◆ **Task**: For the copy, please give all of the data again exactly and leave the pictures out.

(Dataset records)
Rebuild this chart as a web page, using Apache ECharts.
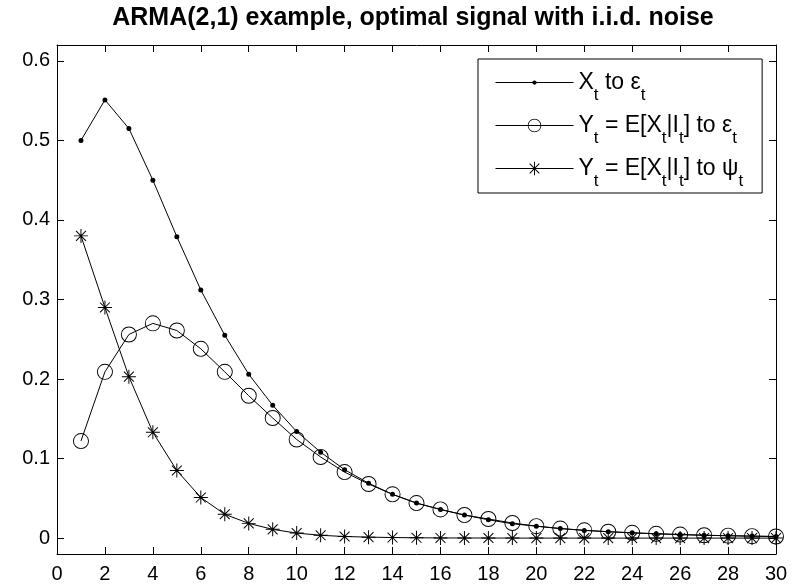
<!DOCTYPE html>
<html>
<head>
<meta charset="utf-8">
<script src="https://cdn.jsdelivr.net/npm/echarts@6/dist/echarts.min.js"></script>
<style>html,body{margin:0;padding:0;background:#fff;}#c{width:805px;height:587px;}</style>
</head>
<body>
<div id="c"></div>
<script>
const titleText = 'ARMA(2,1) example, optimal signal with i.i.d. noise';
const seriesNames = ['X_t to ε_t', 'Y_t = E[X_t|I_t] to ε_t', 'Y_t = E[X_t|I_t] to ψ_t'];
const xs = [1,2,3,4,5,6,7,8,9,10,11,12,13,14,15,16,17,18,19,20,21,22,23,24,25,26,27,28,29,30];
const xToEps = [0.500,0.551,0.515,0.450,0.379,0.312,0.255,0.206,0.167,0.134,0.108,0.086,0.069,0.055,0.044,0.036,0.029,0.023,0.018,0.015,0.012,0.0097,0.008,0.0067,0.0054,0.0045,0.0035,0.003,0.0025,0.002];
const yToEps = [0.122,0.209,0.256,0.270,0.261,0.238,0.209,0.179,0.151,0.124,0.102,0.083,0.068,0.055,0.044,0.036,0.029,0.024,0.019,0.015,0.012,0.0098,0.008,0.0066,0.0054,0.0044,0.0036,0.003,0.0024,0.002];
const yToPsi = [0.380,0.290,0.203,0.133,0.085,0.051,0.030,0.0185,0.011,0.0063,0.0035,0.002,0.0012,0.0007,0.0004,0.0002,0.0001,0.0001,0,0,0,0,0,0,0,0,0,0,0,0];
const xTicks = {min: 0, max: 30, interval: 2};
const yRange = {min: -0.02, max: 0.62};

const FONT = '"Liberation Sans", Arial, Helvetica, sans-serif';
const dotPath = 'path://M0,-2.5 A2.5,2.5 0 1,1 0,2.5 A2.5,2.5 0 1,1 0,-2.5 Z M-8,-8 L-8,-8 Z M8,8 L8,8 Z';
const ringPath = 'path://M0,-8 A8,8 0 1,1 0,8 A8,8 0 1,1 0,-8 Z M0,-7.1 A7.1,7.1 0 1,0 0,7.1 A7.1,7.1 0 1,0 0,-7.1 Z';
const starPath = 'path://M-0.7,-10 L0.7,-10 L0.7,10 L-0.7,10 Z M-10,-0.7 L10,-0.7 L10,0.7 L-10,0.7 Z ' +
  'M-6.575,-7.565 L7.565,6.575 L6.575,7.565 L-7.565,-6.575 Z ' +
  'M-6.575,7.565 L-7.565,6.575 L6.575,-7.565 L7.565,-6.575 Z';

function pairs(ys) { return xs.map((x, i) => [x, ys[i]]); }
function mkSeries(name, ys, symbol, size) {
  return {
    name: name, type: 'line', data: pairs(ys), symbol: symbol, symbolSize: size,
    showSymbol: true, lineStyle: {color: '#000', width: 1}, itemStyle: {color: '#000'},
    emphasis: {disabled: true}, silent: true
  };
}
const axisCommon = {
  axisLine: {show: true, onZero: false, lineStyle: {color: '#000', width: 1}},
  axisTick: {show: true, inside: true, length: 7, lineStyle: {color: '#000', width: 1}},
  splitLine: {show: false}
};
const chart = echarts.init(document.getElementById('c'), null, {renderer: 'canvas'});
chart.setOption({
  animation: false,
  backgroundColor: '#fff',
  title: {
    text: titleText, left: 413, top: 6, textAlign: 'center', padding: 0,
    textStyle: {fontFamily: FONT, fontSize: 25, fontWeight: 'bold', color: '#000'}
  },
  grid: {left: 57, right: 29, top: 45, bottom: 33, containLabel: false},
  xAxis: [
    Object.assign({type: 'value', position: 'bottom', min: xTicks.min, max: xTicks.max, interval: xTicks.interval,
      axisLabel: {show: true, color: '#000', fontFamily: FONT, fontSize: 20, margin: 10}}, axisCommon),
    Object.assign({type: 'value', position: 'top', min: xTicks.min, max: xTicks.max, interval: xTicks.interval,
      axisLabel: {show: false}}, axisCommon)
  ],
  yAxis: [
    Object.assign({type: 'value', position: 'left', min: yRange.min, max: yRange.max,
      axisLabel: {show: true, color: '#000', fontFamily: FONT, fontSize: 20, margin: 7,
        showMinLabel: false, showMaxLabel: false,
        formatter: function (v) { return Math.abs(v * 10 - Math.round(v * 10)) < 1e-6 ? String(Math.round(v * 10) / 10) : ''; }}}, axisCommon),
    Object.assign({type: 'value', position: 'right', min: yRange.min, max: yRange.max,
      axisLabel: {show: false}}, axisCommon)
  ],
  legend: {
    orient: 'vertical', left: 478, top: 59, selectedMode: false,
    itemWidth: 78, itemHeight: 17, itemGap: 10,
    padding: [12, 19, 3, 17],
    backgroundColor: '#fff', borderColor: '#000', borderWidth: 1, borderRadius: 0,
    lineStyle: {width: 1, color: '#000'},
    data: seriesNames,
    formatter: function (name) { return name.replace(/_t/g, '{s|t}'); },
    textStyle: {
      fontFamily: FONT, fontSize: 23, color: '#000',
      rich: {s: {fontFamily: FONT, fontSize: 17, color: '#000', padding: [26, 0, 0, 0]}}
    }
  },
  series: [
    mkSeries(seriesNames[0], xToEps, dotPath, 16),
    mkSeries(seriesNames[1], yToEps, ringPath, 16),
    mkSeries(seriesNames[2], yToPsi, starPath, 14)
  ]
});
</script>
</body>
</html>
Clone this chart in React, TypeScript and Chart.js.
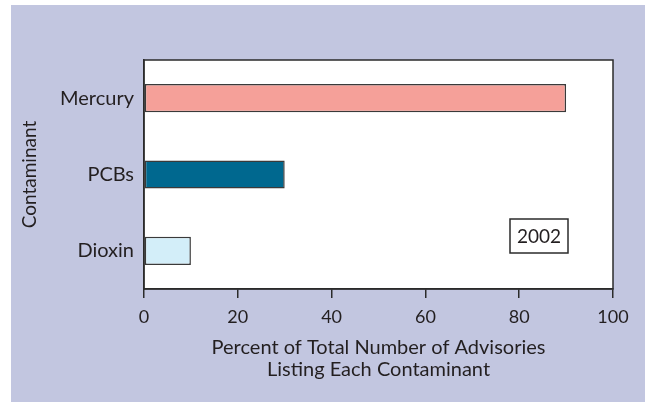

◆ **Exercise response**:
Rebuild this chart as a web page, using Apache ECharts.
<!DOCTYPE html>
<html>
<head>
<meta charset="utf-8">
<script src="https://cdn.jsdelivr.net/npm/echarts@6/dist/echarts.min.js"></script>
<style>html,body{margin:0;padding:0;background:#fff;}#c{width:805px;height:587px;}</style>
</head>
<body>
<div id="c"></div>
<script>
const titleText = 'ARMA(2,1) example, optimal signal with i.i.d. noise';
const seriesNames = ['X_t to ε_t', 'Y_t = E[X_t|I_t] to ε_t', 'Y_t = E[X_t|I_t] to ψ_t'];
const xs = [1,2,3,4,5,6,7,8,9,10,11,12,13,14,15,16,17,18,19,20,21,22,23,24,25,26,27,28,29,30];
const xToEps = [0.500,0.551,0.515,0.450,0.379,0.312,0.255,0.206,0.167,0.134,0.108,0.086,0.069,0.055,0.044,0.036,0.029,0.023,0.018,0.015,0.012,0.0097,0.008,0.0067,0.0054,0.0045,0.0035,0.003,0.0025,0.002];
const yToEps = [0.122,0.209,0.256,0.270,0.261,0.238,0.209,0.179,0.151,0.124,0.102,0.083,0.068,0.055,0.044,0.036,0.029,0.024,0.019,0.015,0.012,0.0098,0.008,0.0066,0.0054,0.0044,0.0036,0.003,0.0024,0.002];
const yToPsi = [0.380,0.290,0.203,0.133,0.085,0.051,0.030,0.0185,0.011,0.0063,0.0035,0.002,0.0012,0.0007,0.0004,0.0002,0.0001,0.0001,0,0,0,0,0,0,0,0,0,0,0,0];
const xTicks = {min: 0, max: 30, interval: 2};
const yRange = {min: -0.02, max: 0.62};

const FONT = '"Liberation Sans", Arial, Helvetica, sans-serif';
const dotPath = 'path://M0,-2.5 A2.5,2.5 0 1,1 0,2.5 A2.5,2.5 0 1,1 0,-2.5 Z M-8,-8 L-8,-8 Z M8,8 L8,8 Z';
const ringPath = 'path://M0,-8 A8,8 0 1,1 0,8 A8,8 0 1,1 0,-8 Z M0,-7.1 A7.1,7.1 0 1,0 0,7.1 A7.1,7.1 0 1,0 0,-7.1 Z';
const starPath = 'path://M-0.7,-10 L0.7,-10 L0.7,10 L-0.7,10 Z M-10,-0.7 L10,-0.7 L10,0.7 L-10,0.7 Z ' +
  'M-6.575,-7.565 L7.565,6.575 L6.575,7.565 L-7.565,-6.575 Z ' +
  'M-6.575,7.565 L-7.565,6.575 L6.575,-7.565 L7.565,-6.575 Z';

function pairs(ys) { return xs.map((x, i) => [x, ys[i]]); }
function mkSeries(name, ys, symbol, size) {
  return {
    name: name, type: 'line', data: pairs(ys), symbol: symbol, symbolSize: size,
    showSymbol: true, lineStyle: {color: '#000', width: 1}, itemStyle: {color: '#000'},
    emphasis: {disabled: true}, silent: true
  };
}
const axisCommon = {
  axisLine: {show: true, onZero: false, lineStyle: {color: '#000', width: 1}},
  axisTick: {show: true, inside: true, length: 7, lineStyle: {color: '#000', width: 1}},
  splitLine: {show: false}
};
const chart = echarts.init(document.getElementById('c'), null, {renderer: 'canvas'});
chart.setOption({
  animation: false,
  backgroundColor: '#fff',
  title: {
    text: titleText, left: 413, top: 6, textAlign: 'center', padding: 0,
    textStyle: {fontFamily: FONT, fontSize: 25, fontWeight: 'bold', color: '#000'}
  },
  grid: {left: 57, right: 29, top: 45, bottom: 33, containLabel: false},
  xAxis: [
    Object.assign({type: 'value', position: 'bottom', min: xTicks.min, max: xTicks.max, interval: xTicks.interval,
      axisLabel: {show: true, color: '#000', fontFamily: FONT, fontSize: 20, margin: 10}}, axisCommon),
    Object.assign({type: 'value', position: 'top', min: xTicks.min, max: xTicks.max, interval: xTicks.interval,
      axisLabel: {show: false}}, axisCommon)
  ],
  yAxis: [
    Object.assign({type: 'value', position: 'left', min: yRange.min, max: yRange.max,
      axisLabel: {show: true, color: '#000', fontFamily: FONT, fontSize: 20, margin: 7,
        showMinLabel: false, showMaxLabel: false,
        formatter: function (v) { return Math.abs(v * 10 - Math.round(v * 10)) < 1e-6 ? String(Math.round(v * 10) / 10) : ''; }}}, axisCommon),
    Object.assign({type: 'value', position: 'right', min: yRange.min, max: yRange.max,
      axisLabel: {show: false}}, axisCommon)
  ],
  legend: {
    orient: 'vertical', left: 478, top: 59, selectedMode: false,
    itemWidth: 78, itemHeight: 17, itemGap: 10,
    padding: [12, 19, 3, 17],
    backgroundColor: '#fff', borderColor: '#000', borderWidth: 1, borderRadius: 0,
    lineStyle: {width: 1, color: '#000'},
    data: seriesNames,
    formatter: function (name) { return name.replace(/_t/g, '{s|t}'); },
    textStyle: {
      fontFamily: FONT, fontSize: 23, color: '#000',
      rich: {s: {fontFamily: FONT, fontSize: 17, color: '#000', padding: [26, 0, 0, 0]}}
    }
  },
  series: [
    mkSeries(seriesNames[0], xToEps, dotPath, 16),
    mkSeries(seriesNames[1], yToEps, ringPath, 16),
    mkSeries(seriesNames[2], yToPsi, starPath, 14)
  ]
});
</script>
</body>
</html>
Clone this chart in React, TypeScript and Chart.js.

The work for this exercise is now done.